◆ **Set problem**
Start at the line where "Convert this chart" appears and end at the line where "xticks = [-25, -20, -15, -10, -5, 0]" appears; repeat those lines exactly, both ends included, leaving pictures behind.

▶

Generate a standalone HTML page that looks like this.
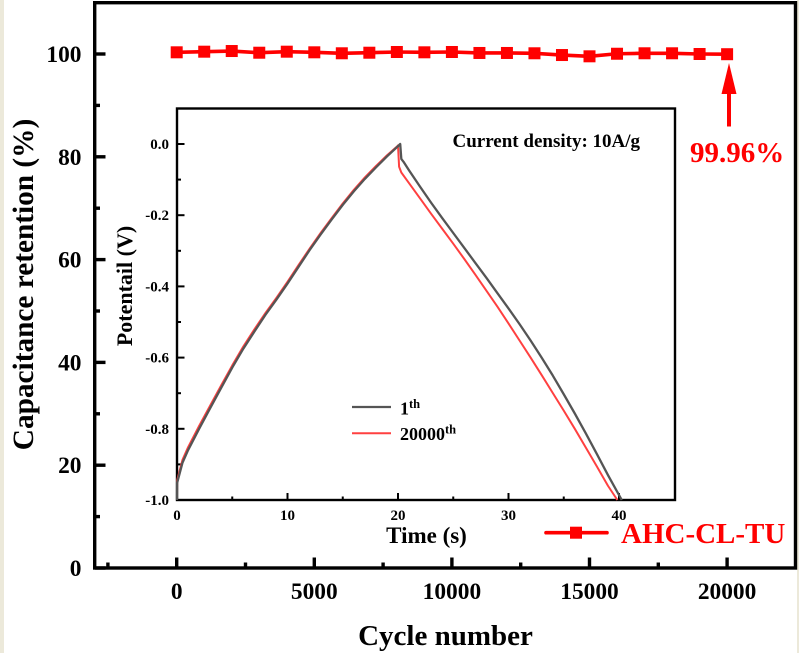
<!DOCTYPE html>
<html lang="en">
<head>
<meta charset="utf-8">
<title>Capacitance retention chart</title>
<style>
html,body{margin:0;padding:0;background:#fff;width:799px;height:653px;overflow:hidden}
svg{display:block;filter:blur(0.35px)}
text{font-family:"Liberation Serif",serif;font-weight:bold;fill:#000}
</style>
</head>
<body>
<svg id="chart" xmlns="http://www.w3.org/2000/svg" width="799" height="653" viewBox="0 0 799 653">
  <rect x="0" y="0" width="799" height="653" fill="#ffffff"/>
  <rect x="0" y="0" width="4" height="653" fill="#ece9da"/>
  <rect x="797" y="0" width="2" height="653" fill="#ece9da"/>
  <g id="main-axes"></g>
  <g id="main-series"></g>
  <g id="inset"></g>

  <text transform="translate(33,284.5) rotate(-90)" text-anchor="middle" font-size="29.3">Capacitance retention (%)</text>
  <text x="445.5" y="645" text-anchor="middle" font-size="29">Cycle number</text>

  <polygon points="729,63 736.5,94 721.5,94" fill="#ff0000"/>
  <rect x="727" y="93" width="4" height="33.5" fill="#ff0000"/>
  <text x="690" y="162" font-size="29" style="fill:#ff0000">99.96%</text>

  <line x1="546" y1="532.7" x2="607" y2="532.7" stroke="#ff0000" stroke-width="3.6" stroke-linecap="round"/>
  <rect x="570" y="526.7" width="12" height="12" fill="#ff0000"/>
  <text x="621" y="543" font-size="29" style="fill:#ff0000">AHC-CL-TU</text>

  <text transform="translate(132,286) rotate(-90)" text-anchor="middle" font-size="22">Potentail (V)</text>
  <text x="426.5" y="543" text-anchor="middle" font-size="23">Time (s)</text>
  <text x="452.5" y="147" font-size="19">Current density: 10A/g</text>

  <line x1="352" y1="407" x2="391" y2="407" stroke="#555555" stroke-width="2.3"/>
  <text x="400" y="414.3" font-size="18">1<tspan dy="-6.5" font-size="12.5">th</tspan></text>
  <line x1="352" y1="433.3" x2="391" y2="433.3" stroke="#ff4040" stroke-width="2"/>
  <text x="400" y="440" font-size="18">20000<tspan dy="-6.5" font-size="12.5">th</tspan></text>
</svg>
<script>
// Main chart data
const cycleNumbers = [0,1000,2000,3000,4000,5000,6000,7000,8000,9000,10000,11000,12000,13000,14000,15000,16000,17000,18000,19000,20000];
const retentionValues = [100.33,100.45,100.58,100.25,100.45,100.33,100.14,100.25,100.39,100.33,100.39,100.2,100.2,100.14,99.8,99.55,100.05,100.14,100.14,100,99.96];
const mainXMajorTicks = [0,5000,10000,15000,20000];
const mainXMinorTicks = [-2500,2500,7500,12500,17500];
const mainYMajorTicks = [0,20,40,60,80,100];
const mainYMinorTicks = [10,30,50,70,90];

// Inset chart data
const firstCycleTime = [0,0.01,0.5,1,2,3,4,5,6,7,8,9,10,11,12,13,14,15,16,17,18,19,20,20.2,20.3,20.5,21,22,23,24,25,26,27,28,29,30,31,32,33,34,35,36,37,38,39,40.25];
const firstCycleVoltage = [-1.0,-0.952,-0.895,-0.86,-0.8,-0.742,-0.685,-0.628,-0.575,-0.527,-0.48,-0.437,-0.392,-0.345,-0.298,-0.254,-0.212,-0.171,-0.133,-0.098,-0.066,-0.035,-0.006,0.0,-0.042,-0.05,-0.074,-0.12,-0.165,-0.208,-0.25,-0.292,-0.334,-0.376,-0.419,-0.462,-0.506,-0.552,-0.6,-0.65,-0.703,-0.757,-0.813,-0.871,-0.93,-1.0];
const lastCycleTime = [0,0.01,0.5,1,2,3,4,5,6,7,8,9,10,11,12,13,14,15,16,17,18,19,19.95,20.0,20.1,20.3,21,22,23,24,25,26,27,28,29,30,31,32,33,34,35,36,37,38,39,39.85];
const lastCycleVoltage = [-0.99,-0.945,-0.887,-0.852,-0.792,-0.735,-0.678,-0.622,-0.569,-0.521,-0.475,-0.432,-0.387,-0.34,-0.294,-0.25,-0.208,-0.167,-0.129,-0.094,-0.062,-0.032,-0.006,-0.004,-0.064,-0.08,-0.11,-0.153,-0.196,-0.238,-0.28,-0.323,-0.367,-0.412,-0.457,-0.504,-0.552,-0.6,-0.649,-0.699,-0.749,-0.8,-0.853,-0.906,-0.96,-1.0];
const insetXMajorTicks = [0,10,20,30,40];
const insetXMinorTicks = [5,15,25,35];
const insetYMajorTicks = [0,-0.2,-0.4,-0.6,-0.8,-1];
const insetYMinorTicks = [-0.1,-0.3,-0.5,-0.7,-0.9];
const insetYLabels = ['0.0','-0.2','-0.4','-0.6','-0.8','-1.0'];

const NS = 'http://www.w3.org/2000/svg';
function xMain(d){ return 176.7 + d * 0.02752; }
function yMain(v){ return 568 - v * 5.14; }
function xInset(t){ return 177 + t * 11.05; }
function yInset(v){ return 144 - v * 356; }

function make(tag, attrs, parent){
  const el = document.createElementNS(NS, tag);
  for (const k in attrs) el.setAttribute(k, attrs[k]);
  parent.appendChild(el);
  return el;
}

const mainAxes = document.getElementById('main-axes');
const mainSeries = document.getElementById('main-series');
const inset = document.getElementById('inset');

// Main frame
const mainFrame = make('rect', {x:94.7, y:2.7, width:700.8, height:565.3, fill:'none', stroke:'#000', 'stroke-width':3.4}, mainAxes);



// Main x ticks
mainXMajorTicks.forEach(function(d){
  const tick = make('line', {x1:xMain(d), x2:xMain(d), y1:568, y2:557.5, stroke:'#000', 'stroke-width':3.4}, mainAxes);
  
  
  const label = make('text', {x:xMain(d), y:599, 'text-anchor':'middle', 'font-size':23.4}, mainAxes);
  label.textContent = String(d);
  
  
});
mainXMinorTicks.forEach(function(d){
  const tick = make('line', {x1:xMain(d), x2:xMain(d), y1:568, y2:562.5, stroke:'#000', 'stroke-width':3.4}, mainAxes);
  
  
});

// Main y ticks
mainYMajorTicks.forEach(function(v){
  const tick = make('line', {x1:95, x2:105.5, y1:yMain(v), y2:yMain(v), stroke:'#000', 'stroke-width':3.4}, mainAxes);
  
  
  const label = make('text', {x:81.5, y:yMain(v) + 8, 'text-anchor':'end', 'font-size':23.4}, mainAxes);
  label.textContent = String(v);
  
  
});
mainYMinorTicks.forEach(function(v){
  const tick = make('line', {x1:95, x2:100, y1:yMain(v), y2:yMain(v), stroke:'#000', 'stroke-width':3.4}, mainAxes);
  
  
});

// Main series
const mainPoints = cycleNumbers.map(function(c, i){ return xMain(c) + ',' + yMain(retentionValues[i]); }).join(' ');
const mainLine = make('polyline', {points:mainPoints, fill:'none', stroke:'#ff0000', 'stroke-width':3.6}, mainSeries);


cycleNumbers.forEach(function(c, i){
  const marker = make('rect', {x:xMain(c) - 6, y:yMain(retentionValues[i]) - 6, width:12, height:12, fill:'#ff0000'}, mainSeries);
  
  
});

// Inset frame
const insetBack = make('rect', {x:177, y:108.5, width:498, height:391.5, fill:'#fff', stroke:'#000', 'stroke-width':2.4}, inset);



// Inset x ticks
insetXMajorTicks.forEach(function(t){
  const tick = make('line', {x1:xInset(t), x2:xInset(t), y1:500, y2:493, stroke:'#000', 'stroke-width':2}, inset);
  
  
  const label = make('text', {x:xInset(t), y:520, 'text-anchor':'middle', 'font-size':15}, inset);
  label.textContent = String(t);
  
  
});
insetXMinorTicks.forEach(function(t){
  const tick = make('line', {x1:xInset(t), x2:xInset(t), y1:500, y2:496.5, stroke:'#000', 'stroke-width':2}, inset);
  
  
});

// Inset y ticks
insetYMajorTicks.forEach(function(v, i){
  const tick = make('line', {x1:177, x2:184.5, y1:yInset(v), y2:yInset(v), stroke:'#000', 'stroke-width':2}, inset);
  
  
  const label = make('text', {x:169, y:yInset(v) + 5, 'text-anchor':'end', 'font-size':15}, inset);
  label.textContent = insetYLabels[i];
  
  
});
insetYMinorTicks.forEach(function(v){
  const tick = make('line', {x1:177, x2:181, y1:yInset(v), y2:yInset(v), stroke:'#000', 'stroke-width':2}, inset);
  
  
});

// Inset curves
const lastPoints = lastCycleTime.map(function(t, i){ return xInset(t) + ',' + yInset(lastCycleVoltage[i]); }).join(' ');
const lastCurve = make('polyline', {points:lastPoints, fill:'none', stroke:'#ff4040', 'stroke-width':2, 'stroke-linejoin':'round'}, inset);



const firstPoints = firstCycleTime.map(function(t, i){ return xInset(t) + ',' + yInset(firstCycleVoltage[i]); }).join(' ');
const firstCurve = make('polyline', {points:firstPoints, fill:'none', stroke:'#555555', 'stroke-width':2.3, 'stroke-linejoin':'round'}, inset);


</script>
</body>
</html>
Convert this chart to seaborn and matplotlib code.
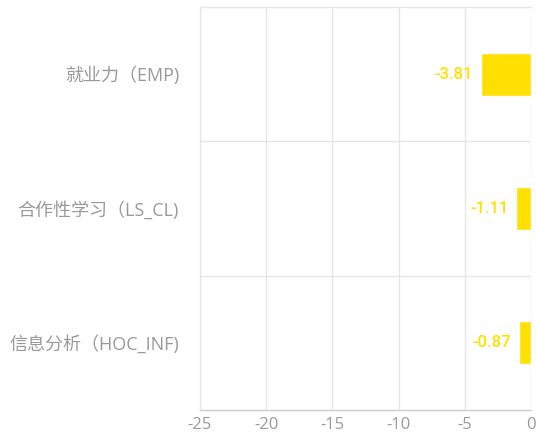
import matplotlib
matplotlib.use("Agg")
import matplotlib.pyplot as plt
import seaborn as sns
import pandas as pd
from matplotlib.ticker import FixedLocator

categories = ["就业力（EMP)", "合作性学习（LS_CL)", "信息分析（HOC_INF)"]
values = [-3.81, -1.11, -0.87]
xticks = [-25, -20, -15, -10, -5, 0]

df = pd.DataFrame({"cat": categories, "val": values})

sns.set_theme(style="white")
plt.rcParams["font.family"] = ["Open Sans", "Noto Sans CJK SC", "DejaVu Sans"]

fig = plt.figure(figsize=(5.36, 4.4), dpi=100)
ax = fig.add_axes([200 / 536, 30 / 440, 331 / 536, 403 / 440])

sns.barplot(data=df, x="val", y="cat", orient="h", color="#FFE000",
            saturation=1, width=0.32, ax=ax)

ax.set_xlim(-25, 0)
ax.set_ylim(2.5, -0.5)
ax.set_xticks(xticks)
ax.set_xticklabels([str(t) for t in xticks])
ax.yaxis.set_minor_locator(FixedLocator([0.5, 1.5]))
ax.grid(axis="x", color="#e6e6e6", linewidth=1)
ax.grid(axis="y", which="minor", color="#e6e6e6", linewidth=1)
ax.set_axisbelow(True)
ax.set_xlabel("")
ax.set_ylabel("")

for s in ["top", "left"]:
    ax.spines[s].set_color("#e6e6e6")
    ax.spines[s].set_linewidth(1)
ax.spines["right"].set_visible(False)
ax.spines["bottom"].set_color("#cccccc")
ax.spines["bottom"].set_linewidth(1)

ax.tick_params(axis="x", colors="#999999", labelsize=12, length=0, pad=5)
ax.tick_params(axis="y", colors="#999999", labelsize=13, length=0, pad=15)
ax.tick_params(axis="y", which="minor", length=0)

for i, v in enumerate(values):
    ax.text(v - 0.6, i, f"{v:.2f}", color="#FFE000", fontsize=12,
            fontweight="medium", ha="right", va="center",
            family=["Roboto", "DejaVu Sans"])

fig.savefig("out.png", dpi=100)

◀

◆ **Written solution**
Convert this chart to seaborn and matplotlib code.
import matplotlib
matplotlib.use("Agg")
import matplotlib.pyplot as plt
import seaborn as sns
import pandas as pd
from matplotlib.ticker import FixedLocator

categories = ["就业力（EMP)", "合作性学习（LS_CL)", "信息分析（HOC_INF)"]
values = [-3.81, -1.11, -0.87]
xticks = [-25, -20, -15, -10, -5, 0]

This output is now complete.